Die Autoren schreiben: »Die Kultur des Neoliberalismus, die einem Zerfall der Kultur entspricht, die einmal die Aufgabe hatte, die Widersprüche zwischen Demokratie und Kapitalismus zu überbrücken, durch ein Angebot von Kritik, Traum, Versprechen, Nostalgie und Kompensation, ist nun vollständig in den Dienst des Wachstums gestellt«. Weil dieses immer schwieriger zu erwirtschaften sei, müsse es mit »allen zur Verfügung stehenden oder auch neuen Mitteln erzwungen werden«. Mit allen Mitteln - was alles dafür in Kauf genommen werden könnte, der Gedanke ist wichtig. Das schließt selbst »Kapitalvernichtung« ein, die auch in der Oberklasse stattfindet, freilich vornehmlich nach unten verlagert wird: in die Mittelklasse, deren Hoffnungen auf Aufstieg und Sicherheit in Gefahr geraten.

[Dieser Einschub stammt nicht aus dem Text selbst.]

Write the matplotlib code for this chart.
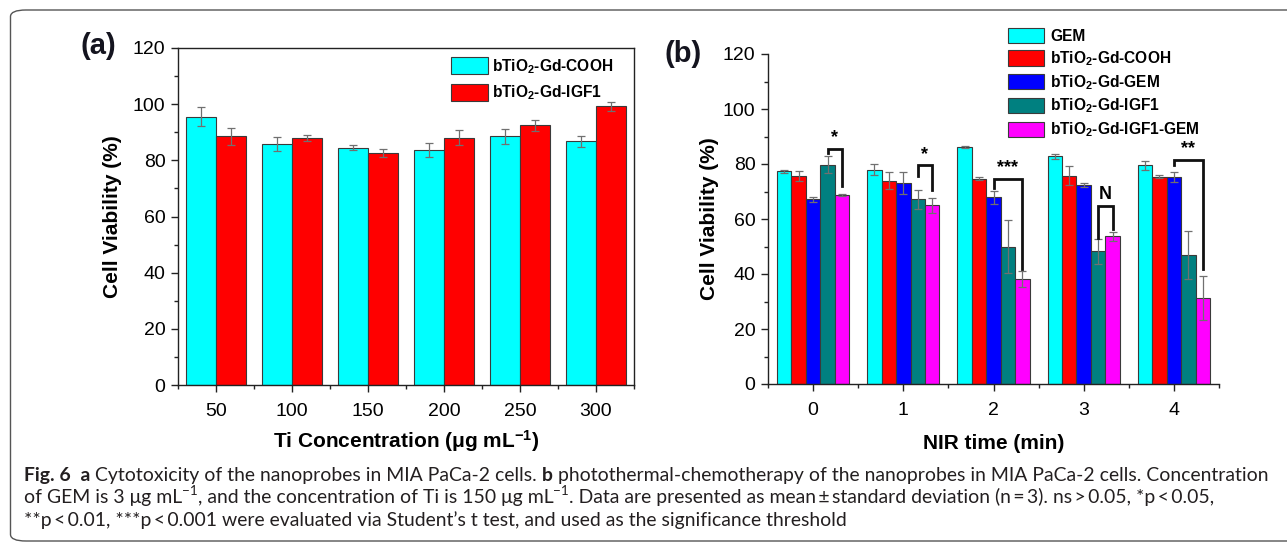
import matplotlib
matplotlib.use('Agg')
import matplotlib.pyplot as plt
from matplotlib.patches import FancyBboxPatch
import numpy as np

# panel (a): cytotoxicity vs Ti concentration
conc_labels = ['50', '100', '150', '200', '250', '300']
cooh_mean = [95.6, 85.9, 84.5, 83.7, 88.6, 86.8]
cooh_err = [3.4, 2.4, 0.9, 2.5, 2.7, 2.0]
igf1_mean = [88.5, 87.9, 82.6, 88.1, 92.5, 99.3]
igf1_err = [3.0, 1.0, 1.5, 2.8, 2.0, 1.6]

# panel (b): viability vs NIR time
nir_labels = ['0', '1', '2', '3', '4']
gem_mean = [77.3, 77.9, 86.3, 82.8, 79.5]
gem_err = [0.6, 2.0, 0.4, 0.8, 1.6]
cooh_b_mean = [75.8, 74.0, 74.7, 75.8, 75.4]
cooh_b_err = [1.8, 3.1, 0.4, 3.5, 0.5]
gdgem_mean = [67.1, 73.1, 67.9, 72.3, 75.4]
gdgem_err = [0.8, 4.0, 2.3, 0.8, 1.8]
igf1_b_mean = [79.8, 67.1, 50.0, 48.2, 46.9]
igf1_b_err = [3.0, 3.4, 9.8, 4.6, 8.6]
igfgem_mean = [68.8, 65.0, 38.1, 53.7, 31.2]
igfgem_err = [0.3, 2.7, 2.9, 1.6, 8.0]

# significance brackets: group, left bar, right bar, top, leg ends, label
sig_group = [0, 1, 2, 3, 4]
sig_left_bar = [3, 3, 2, 3, 2]
sig_right_bar = [4, 4, 4, 4, 4]
sig_top = [85.4, 79.5, 74.7, 64.9, 81.6]
sig_left_end = [84.0, 75.5, 71.3, 53.2, 79.8]
sig_right_end = [71.9, 70.7, 41.7, 56.2, 41.7]
sig_label = ['*', '*', '***', 'N', '**']

W, H = 1287, 548
plt.rcParams['font.family'] = ['Liberation Sans', 'DejaVu Sans']
plt.rcParams['mathtext.fontset'] = 'custom'
plt.rcParams['mathtext.rm'] = 'Liberation Sans'
plt.rcParams['mathtext.bf'] = 'Liberation Sans:bold'
plt.rcParams['mathtext.it'] = 'Liberation Sans:italic'

fig = plt.figure(figsize=(W / 100, H / 100), dpi=100)


def px_axes(l, t, r, b):
    return fig.add_axes([l / W, 1 - b / H, (r - l) / W, (b - t) / H])


def style_axes(ax, ncat, box):
    ax.set_xlim(-0.5, ncat - 0.5)
    ax.set_ylim(0, 120)
    ax.set_yticks(np.arange(0, 121, 20))
    ax.set_yticks(np.arange(10, 120, 20), minor=True)
    ax.set_xticks(np.arange(-0.5, ncat, 1.0), minor=True)
    ax.tick_params(which='both', direction='out', top=False, right=False, width=1.0, color='#222222')
    ax.tick_params(which='major', length=5, labelsize=14, pad=4)
    ax.tick_params(axis='x', which='major', pad=8)
    ax.tick_params(which='minor', length=3)
    for s in ax.spines.values():
        s.set_linewidth(1.0)
        s.set_color('#222222')
    if not box:
        ax.spines['top'].set_visible(False)
        ax.spines['right'].set_visible(False)


edge = dict(edgecolor='#3a3a3a', linewidth=0.8)
errkw = dict(ecolor='#707070', elinewidth=0.9, capsize=3, capthick=0.9)

# ---- (a)
axa = px_axes(178, 48, 634, 385)
xa = np.arange(len(conc_labels))
wa = 0.4
axa.bar(xa - wa / 2, cooh_mean, wa, yerr=cooh_err, color='#00FFFF', error_kw=errkw,
        label=r'bTiO$_\mathbf{2}$-Gd-COOH', **edge)
axa.bar(xa + wa / 2, igf1_mean, wa, yerr=igf1_err, color='#FF0000', error_kw=errkw,
        label=r'bTiO$_\mathbf{2}$-Gd-IGF1', **edge)
style_axes(axa, len(conc_labels), True)
axa.set_xticks(xa)
axa.set_xticklabels(conc_labels)
axa.set_ylabel('Cell Viability (%)', fontsize=15, fontweight='bold', labelpad=8)
axa.set_xlabel(r'Ti Concentration (μg mL$^{\mathbf{-1}}$)', fontsize=15, fontweight='bold', labelpad=6)
axa.legend(loc='upper left', bbox_to_anchor=(451 / W, 1 - 57 / H), bbox_transform=fig.transFigure,
           frameon=False, prop={'weight': 'bold', 'size': 11.2},
           handlelength=2.35, handleheight=1.3, labelspacing=0.5, handletextpad=0.3,
           borderpad=0, borderaxespad=0)
fig.text(80 / W, 1 - 46 / H, '(a)', fontsize=21, fontweight='bold', color='#14141f', va='center')

# ---- (b)
axb = px_axes(768, 54, 1219, 384)
xb = np.arange(len(nir_labels))
wb = 0.16
series_b = [
    (gem_mean, gem_err, '#00FFFF', 'GEM'),
    (cooh_b_mean, cooh_b_err, '#FF0000', r'bTiO$_\mathbf{2}$-Gd-COOH'),
    (gdgem_mean, gdgem_err, '#0000FF', r'bTiO$_\mathbf{2}$-Gd-GEM'),
    (igf1_b_mean, igf1_b_err, '#008080', r'bTiO$_\mathbf{2}$-Gd-IGF1'),
    (igfgem_mean, igfgem_err, '#FF00FF', r'bTiO$_\mathbf{2}$-Gd-IGF1-GEM'),
]
offsets = (np.arange(5) - 2) * wb
for k, (m, e, c, lab) in enumerate(series_b):
    axb.bar(xb + offsets[k], m, wb, yerr=e, color=c, error_kw=errkw, label=lab, **edge)
style_axes(axb, len(nir_labels), False)
axb.set_xticks(xb)
axb.set_xticklabels(nir_labels)
axb.set_ylabel('Cell Viability (%)', fontsize=15, fontweight='bold', labelpad=3)
axb.set_xlabel('NIR time (min)', fontsize=15, fontweight='bold', labelpad=11)
axb.legend(loc='upper left', bbox_to_anchor=(1008 / W, 1 - 28 / H), bbox_transform=fig.transFigure,
           frameon=False, prop={'weight': 'bold', 'size': 11.2},
           handlelength=2.3, handleheight=1.15, labelspacing=0.33, handletextpad=0.4,
           borderpad=0, borderaxespad=0)
fig.text(665 / W, 1 - 54 / H, '(b)', fontsize=21, fontweight='bold', color='#14141f', va='center')

for g, lb, rb, top, le, re, lab in zip(sig_group, sig_left_bar, sig_right_bar, sig_top,
                                        sig_left_end, sig_right_end, sig_label):
    x0 = g + offsets[lb]
    x1 = g + offsets[rb]
    axb.plot([x0, x0, x1, x1], [le, top, top, re], color='#111111', lw=2.0,
             solid_joinstyle='miter', clip_on=False)
    axb.text((x0 + x1) / 2, top + 1.0, lab, ha='center', va='bottom', fontsize=13,
             fontweight='bold')

# ---- frame and caption
frame = FancyBboxPatch((10.5 / W, 7 / H), 1.05, (541 - 10) / H, transform=fig.transFigure,
                       boxstyle='round,pad=0,rounding_size=0.012', fill=False,
                       edgecolor='#555555', linewidth=1.0)
fig.patches.append(frame)

cap_font = ['Lato', 'DejaVu Sans']
cap_lines = [
    [('Fig. 6', 'bold', False), ('  a', 'bold', False),
     (' Cytotoxicity of the nanoprobes in MIA PaCa-2 cells. ', 'normal', False),
     ('b', 'bold', False),
     (' photothermal-chemotherapy of the nanoprobes in MIA PaCa-2 cells. Concentration', 'normal', False)],
    [('of GEM is 3 μg mL', 'normal', False), ('−1', 'normal', True),
     (', and the concentration of Ti is 150 μg mL', 'normal', False), ('−1', 'normal', True),
     ('. Data are presented as mean\u2009±\u2009standard deviation (n\u2009=\u20093). ns\u2009>\u20090.05, *p\u2009<\u20090.05,',
      'normal', False)],
    [('**p\u2009<\u20090.01, ***p\u2009<\u20090.001 were evaluated via Student’s t test, and used as the significance threshold',
      'normal', False)],
]
cap_base = [481, 503.5, 526]

renderer = fig.canvas.get_renderer()


def draw_line(runs, y, size, x0=24):
    x = x0
    for txt, wt, sup in runs:
        s = size * 0.7 if sup else size
        yy = y - (size * 0.45 * 100 / 72 if sup else 0)
        t = fig.text(x / W, 1 - yy / H, txt, fontsize=s, fontweight=wt, family=cap_font,
                     va='baseline', ha='left', color='#231f20')
        bb = t.get_window_extent(renderer)
        x += bb.width
    return x


# fit the caption size so the first line spans the frame
trial = draw_line(cap_lines[0], -100, 10)
for t in list(fig.texts):
    if t.get_position()[1] > 1:
        t.remove()
cap_size = 10 * (1265 - 24) / (trial - 24)
for runs, yb in zip(cap_lines, cap_base):
    draw_line(runs, yb, cap_size)

fig.savefig('out.png', dpi=100)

Orientierungsloses Kleinbürgertum
Die Diagnose von Metz und Seeßlen ist deutlich: Der »Pakt zwischen Kleinbürgertum, Kapital und Demokratie wurde im Neoliberalismus aufgelöst, zunächst schleichend, dann zunehmend heftig«. Dass darin eine Ursache für die teilweise »völkische Neubestimmung« gerade des Kleinbürgertums gesehen werden kann, ist nicht von der Hand zu weisen. »Wir Kleinbürger 4.0« heißt entsprechend ein weiteres Buch von Metz und Seeßlen, das im vergangenen Jahr veröffentlicht wurde. Das Thema ist aktuell! Im »Geist der Kränkung« werden, wie so oft, Sündenböcke gesucht. Die allgegenwärtige Vereinzelung, das »Jeder gegen jeden« lässt in einer zutiefst gespaltenen Gesellschaft »tribalistische Notgemeinschaften« wachsen. »Sentimentalität und Brutalität sind im neoliberalen Menschen unverbunden nebeneinander im Werk.« Diese scharfsinnige Feststellung kann vieles erklären, was im Alltag beunruhigt.
Einzelne Gruppen gegeneinander auszuspielen oder dieses Gegeneinander zumindest zu ermöglichen, ist eine uralte Technik des »Teilens und Herrschens«. Das »Gespenst der rechten Ideologie« sehen Metz und Seeßlen als reale Bedrohung und zitieren am Ende Dietmar Dath, der drei Eskalationsstufen benennt: »die niedrigste, ›wo der Staat gegen die Stämme noch handlungsfähig ist‹, die zweite, ›auf der er sie ihren Zank unter sich ausmachen lässt‹, und die schlimmste, ›auf der er Partei ergreift und das Bündnis von Mob und Elite baut, das die Geschichtsschreibung ›Faschismus‹ nennt‹.«
Markus Metz und Georg Seeßlen: Apokalypse & Karneval. Neoliberalismus: Next Level. Bertz + Fischer, 191 S., br., 14 €.